Written problem: Repeat the listing word for word. No pictures belong in the copy.

Recorded data:
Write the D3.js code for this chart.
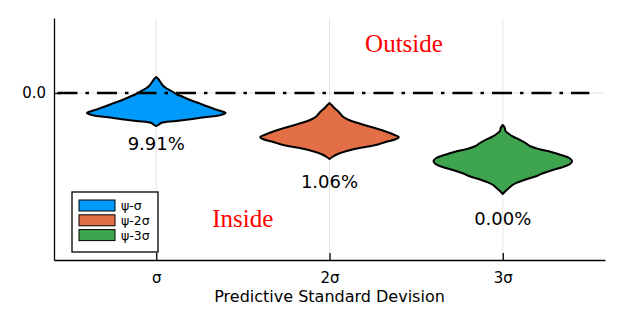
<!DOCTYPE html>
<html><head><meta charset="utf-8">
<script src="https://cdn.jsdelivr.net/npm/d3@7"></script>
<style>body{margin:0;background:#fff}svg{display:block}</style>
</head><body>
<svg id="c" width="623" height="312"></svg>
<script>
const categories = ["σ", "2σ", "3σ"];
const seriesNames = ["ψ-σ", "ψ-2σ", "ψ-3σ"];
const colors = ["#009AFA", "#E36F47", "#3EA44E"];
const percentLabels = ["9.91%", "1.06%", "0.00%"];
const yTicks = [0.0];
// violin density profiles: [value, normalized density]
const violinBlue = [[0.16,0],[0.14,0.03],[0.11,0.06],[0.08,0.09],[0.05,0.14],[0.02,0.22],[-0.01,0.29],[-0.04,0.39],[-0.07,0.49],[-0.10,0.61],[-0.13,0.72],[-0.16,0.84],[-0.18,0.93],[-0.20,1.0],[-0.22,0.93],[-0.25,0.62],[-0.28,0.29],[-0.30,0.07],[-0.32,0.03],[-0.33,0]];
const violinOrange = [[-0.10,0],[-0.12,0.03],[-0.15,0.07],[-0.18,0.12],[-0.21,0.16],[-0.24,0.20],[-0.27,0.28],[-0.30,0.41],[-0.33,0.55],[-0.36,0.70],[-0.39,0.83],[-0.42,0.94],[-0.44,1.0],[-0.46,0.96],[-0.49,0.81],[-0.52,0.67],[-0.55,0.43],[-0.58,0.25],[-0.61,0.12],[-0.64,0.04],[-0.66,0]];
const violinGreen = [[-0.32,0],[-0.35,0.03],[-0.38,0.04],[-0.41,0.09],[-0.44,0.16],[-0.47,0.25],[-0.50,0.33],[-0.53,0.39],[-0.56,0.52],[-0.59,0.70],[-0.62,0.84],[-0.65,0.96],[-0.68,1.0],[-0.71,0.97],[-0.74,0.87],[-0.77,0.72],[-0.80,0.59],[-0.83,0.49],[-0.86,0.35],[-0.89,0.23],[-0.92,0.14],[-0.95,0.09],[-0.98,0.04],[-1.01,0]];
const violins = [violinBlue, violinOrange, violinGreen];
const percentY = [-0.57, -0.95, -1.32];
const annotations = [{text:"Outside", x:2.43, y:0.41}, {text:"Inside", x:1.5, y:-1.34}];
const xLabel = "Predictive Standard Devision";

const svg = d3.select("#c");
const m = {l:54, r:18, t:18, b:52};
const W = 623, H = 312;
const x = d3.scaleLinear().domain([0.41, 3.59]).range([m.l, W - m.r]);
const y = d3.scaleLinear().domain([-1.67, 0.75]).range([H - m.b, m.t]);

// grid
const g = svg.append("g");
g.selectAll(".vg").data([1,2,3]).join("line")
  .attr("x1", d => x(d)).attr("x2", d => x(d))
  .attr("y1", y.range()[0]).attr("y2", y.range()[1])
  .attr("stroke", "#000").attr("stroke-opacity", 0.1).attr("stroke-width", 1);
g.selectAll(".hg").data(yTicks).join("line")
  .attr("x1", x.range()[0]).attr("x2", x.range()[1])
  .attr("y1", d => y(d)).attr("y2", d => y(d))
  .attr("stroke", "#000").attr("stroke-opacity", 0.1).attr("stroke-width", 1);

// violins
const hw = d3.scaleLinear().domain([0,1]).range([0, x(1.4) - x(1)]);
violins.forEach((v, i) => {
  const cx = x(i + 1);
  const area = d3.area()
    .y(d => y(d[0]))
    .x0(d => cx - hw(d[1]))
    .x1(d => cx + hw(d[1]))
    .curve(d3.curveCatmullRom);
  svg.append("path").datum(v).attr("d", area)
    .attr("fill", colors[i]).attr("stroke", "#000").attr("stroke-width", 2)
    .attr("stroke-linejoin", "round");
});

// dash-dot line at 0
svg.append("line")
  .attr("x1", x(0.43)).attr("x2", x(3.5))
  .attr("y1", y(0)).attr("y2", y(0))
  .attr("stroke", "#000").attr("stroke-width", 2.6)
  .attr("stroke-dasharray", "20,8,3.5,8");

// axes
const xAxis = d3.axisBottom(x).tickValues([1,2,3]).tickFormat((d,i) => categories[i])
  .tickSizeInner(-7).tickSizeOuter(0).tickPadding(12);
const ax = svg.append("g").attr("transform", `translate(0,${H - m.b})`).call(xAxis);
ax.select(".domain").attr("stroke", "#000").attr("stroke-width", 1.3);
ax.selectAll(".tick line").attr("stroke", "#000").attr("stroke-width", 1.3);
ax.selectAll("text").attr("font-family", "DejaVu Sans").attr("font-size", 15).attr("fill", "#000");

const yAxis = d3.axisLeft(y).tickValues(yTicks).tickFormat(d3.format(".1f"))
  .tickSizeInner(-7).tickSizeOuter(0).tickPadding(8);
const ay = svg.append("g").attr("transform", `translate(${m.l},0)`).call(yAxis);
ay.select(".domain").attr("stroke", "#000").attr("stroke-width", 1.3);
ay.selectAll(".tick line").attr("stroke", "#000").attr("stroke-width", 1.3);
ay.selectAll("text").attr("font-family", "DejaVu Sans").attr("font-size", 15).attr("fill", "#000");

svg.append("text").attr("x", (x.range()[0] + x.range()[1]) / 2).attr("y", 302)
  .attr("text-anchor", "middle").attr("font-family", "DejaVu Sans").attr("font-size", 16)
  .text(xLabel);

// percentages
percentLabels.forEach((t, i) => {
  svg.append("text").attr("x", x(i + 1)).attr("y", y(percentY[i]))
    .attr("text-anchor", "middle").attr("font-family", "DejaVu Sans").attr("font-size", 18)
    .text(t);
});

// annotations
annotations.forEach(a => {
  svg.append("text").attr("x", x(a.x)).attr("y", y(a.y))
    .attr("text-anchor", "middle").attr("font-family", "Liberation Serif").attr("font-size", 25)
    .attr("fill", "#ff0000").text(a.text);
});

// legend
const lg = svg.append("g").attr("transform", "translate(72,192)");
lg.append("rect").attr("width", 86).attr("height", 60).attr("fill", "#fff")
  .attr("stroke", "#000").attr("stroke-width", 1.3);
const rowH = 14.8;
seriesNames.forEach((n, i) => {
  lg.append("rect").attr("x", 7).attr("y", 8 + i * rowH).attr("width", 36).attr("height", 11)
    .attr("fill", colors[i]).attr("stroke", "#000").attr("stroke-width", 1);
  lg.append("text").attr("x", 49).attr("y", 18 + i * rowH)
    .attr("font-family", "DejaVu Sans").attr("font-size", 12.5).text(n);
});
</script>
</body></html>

Full solution:
Write the D3.js code for this chart.
<!DOCTYPE html>
<html><head><meta charset="utf-8">
<script src="https://cdn.jsdelivr.net/npm/d3@7"></script>
<style>body{margin:0;background:#fff}svg{display:block}</style>
</head><body>
<svg id="c" width="623" height="312"></svg>
<script>
const categories = ["σ", "2σ", "3σ"];
const seriesNames = ["ψ-σ", "ψ-2σ", "ψ-3σ"];
const colors = ["#009AFA", "#E36F47", "#3EA44E"];
const percentLabels = ["9.91%", "1.06%", "0.00%"];
const yTicks = [0.0];
// violin density profiles: [value, normalized density]
const violinBlue = [[0.16,0],[0.14,0.03],[0.11,0.06],[0.08,0.09],[0.05,0.14],[0.02,0.22],[-0.01,0.29],[-0.04,0.39],[-0.07,0.49],[-0.10,0.61],[-0.13,0.72],[-0.16,0.84],[-0.18,0.93],[-0.20,1.0],[-0.22,0.93],[-0.25,0.62],[-0.28,0.29],[-0.30,0.07],[-0.32,0.03],[-0.33,0]];
const violinOrange = [[-0.10,0],[-0.12,0.03],[-0.15,0.07],[-0.18,0.12],[-0.21,0.16],[-0.24,0.20],[-0.27,0.28],[-0.30,0.41],[-0.33,0.55],[-0.36,0.70],[-0.39,0.83],[-0.42,0.94],[-0.44,1.0],[-0.46,0.96],[-0.49,0.81],[-0.52,0.67],[-0.55,0.43],[-0.58,0.25],[-0.61,0.12],[-0.64,0.04],[-0.66,0]];
const violinGreen = [[-0.32,0],[-0.35,0.03],[-0.38,0.04],[-0.41,0.09],[-0.44,0.16],[-0.47,0.25],[-0.50,0.33],[-0.53,0.39],[-0.56,0.52],[-0.59,0.70],[-0.62,0.84],[-0.65,0.96],[-0.68,1.0],[-0.71,0.97],[-0.74,0.87],[-0.77,0.72],[-0.80,0.59],[-0.83,0.49],[-0.86,0.35],[-0.89,0.23],[-0.92,0.14],[-0.95,0.09],[-0.98,0.04],[-1.01,0]];
const violins = [violinBlue, violinOrange, violinGreen];
const percentY = [-0.57, -0.95, -1.32];
const annotations = [{text:"Outside", x:2.43, y:0.41}, {text:"Inside", x:1.5, y:-1.34}];
const xLabel = "Predictive Standard Devision";

const svg = d3.select("#c");
const m = {l:54, r:18, t:18, b:52};
const W = 623, H = 312;
const x = d3.scaleLinear().domain([0.41, 3.59]).range([m.l, W - m.r]);
const y = d3.scaleLinear().domain([-1.67, 0.75]).range([H - m.b, m.t]);

// grid
const g = svg.append("g");
g.selectAll(".vg").data([1,2,3]).join("line")
  .attr("x1", d => x(d)).attr("x2", d => x(d))
  .attr("y1", y.range()[0]).attr("y2", y.range()[1])
  .attr("stroke", "#000").attr("stroke-opacity", 0.1).attr("stroke-width", 1);
g.selectAll(".hg").data(yTicks).join("line")
  .attr("x1", x.range()[0]).attr("x2", x.range()[1])
  .attr("y1", d => y(d)).attr("y2", d => y(d))
  .attr("stroke", "#000").attr("stroke-opacity", 0.1).attr("stroke-width", 1);

// violins
const hw = d3.scaleLinear().domain([0,1]).range([0, x(1.4) - x(1)]);
violins.forEach((v, i) => {
  const cx = x(i + 1);
  const area = d3.area()
    .y(d => y(d[0]))
    .x0(d => cx - hw(d[1]))
    .x1(d => cx + hw(d[1]))
    .curve(d3.curveCatmullRom);
  svg.append("path").datum(v).attr("d", area)
    .attr("fill", colors[i]).attr("stroke", "#000").attr("stroke-width", 2)
    .attr("stroke-linejoin", "round");
});

// dash-dot line at 0
svg.append("line")
  .attr("x1", x(0.43)).attr("x2", x(3.5))
  .attr("y1", y(0)).attr("y2", y(0))
  .attr("stroke", "#000").attr("stroke-width", 2.6)
  .attr("stroke-dasharray", "20,8,3.5,8");

// axes
const xAxis = d3.axisBottom(x).tickValues([1,2,3]).tickFormat((d,i) => categories[i])
  .tickSizeInner(-7).tickSizeOuter(0).tickPadding(12);
const ax = svg.append("g").attr("transform", `translate(0,${H - m.b})`).call(xAxis);
ax.select(".domain").attr("stroke", "#000").attr("stroke-width", 1.3);
ax.selectAll(".tick line").attr("stroke", "#000").attr("stroke-width", 1.3);
ax.selectAll("text").attr("font-family", "DejaVu Sans").attr("font-size", 15).attr("fill", "#000");

const yAxis = d3.axisLeft(y).tickValues(yTicks).tickFormat(d3.format(".1f"))
  .tickSizeInner(-7).tickSizeOuter(0).tickPadding(8);
const ay = svg.append("g").attr("transform", `translate(${m.l},0)`).call(yAxis);
ay.select(".domain").attr("stroke", "#000").attr("stroke-width", 1.3);
ay.selectAll(".tick line").attr("stroke", "#000").attr("stroke-width", 1.3);
ay.selectAll("text").attr("font-family", "DejaVu Sans").attr("font-size", 15).attr("fill", "#000");

svg.append("text").attr("x", (x.range()[0] + x.range()[1]) / 2).attr("y", 302)
  .attr("text-anchor", "middle").attr("font-family", "DejaVu Sans").attr("font-size", 16)
  .text(xLabel);

// percentages
percentLabels.forEach((t, i) => {
  svg.append("text").attr("x", x(i + 1)).attr("y", y(percentY[i]))
    .attr("text-anchor", "middle").attr("font-family", "DejaVu Sans").attr("font-size", 18)
    .text(t);
});

// annotations
annotations.forEach(a => {
  svg.append("text").attr("x", x(a.x)).attr("y", y(a.y))
    .attr("text-anchor", "middle").attr("font-family", "Liberation Serif").attr("font-size", 25)
    .attr("fill", "#ff0000").text(a.text);
});

// legend
const lg = svg.append("g").attr("transform", "translate(72,192)");
lg.append("rect").attr("width", 86).attr("height", 60).attr("fill", "#fff")
  .attr("stroke", "#000").attr("stroke-width", 1.3);
const rowH = 14.8;
seriesNames.forEach((n, i) => {
  lg.append("rect").attr("x", 7).attr("y", 8 + i * rowH).attr("width", 36).attr("height", 11)
    .attr("fill", colors[i]).attr("stroke", "#000").attr("stroke-width", 1);
  lg.append("text").attr("x", 49).attr("y", 18 + i * rowH)
    .attr("font-family", "DejaVu Sans").attr("font-size", 12.5).text(n);
});
</script>
</body></html>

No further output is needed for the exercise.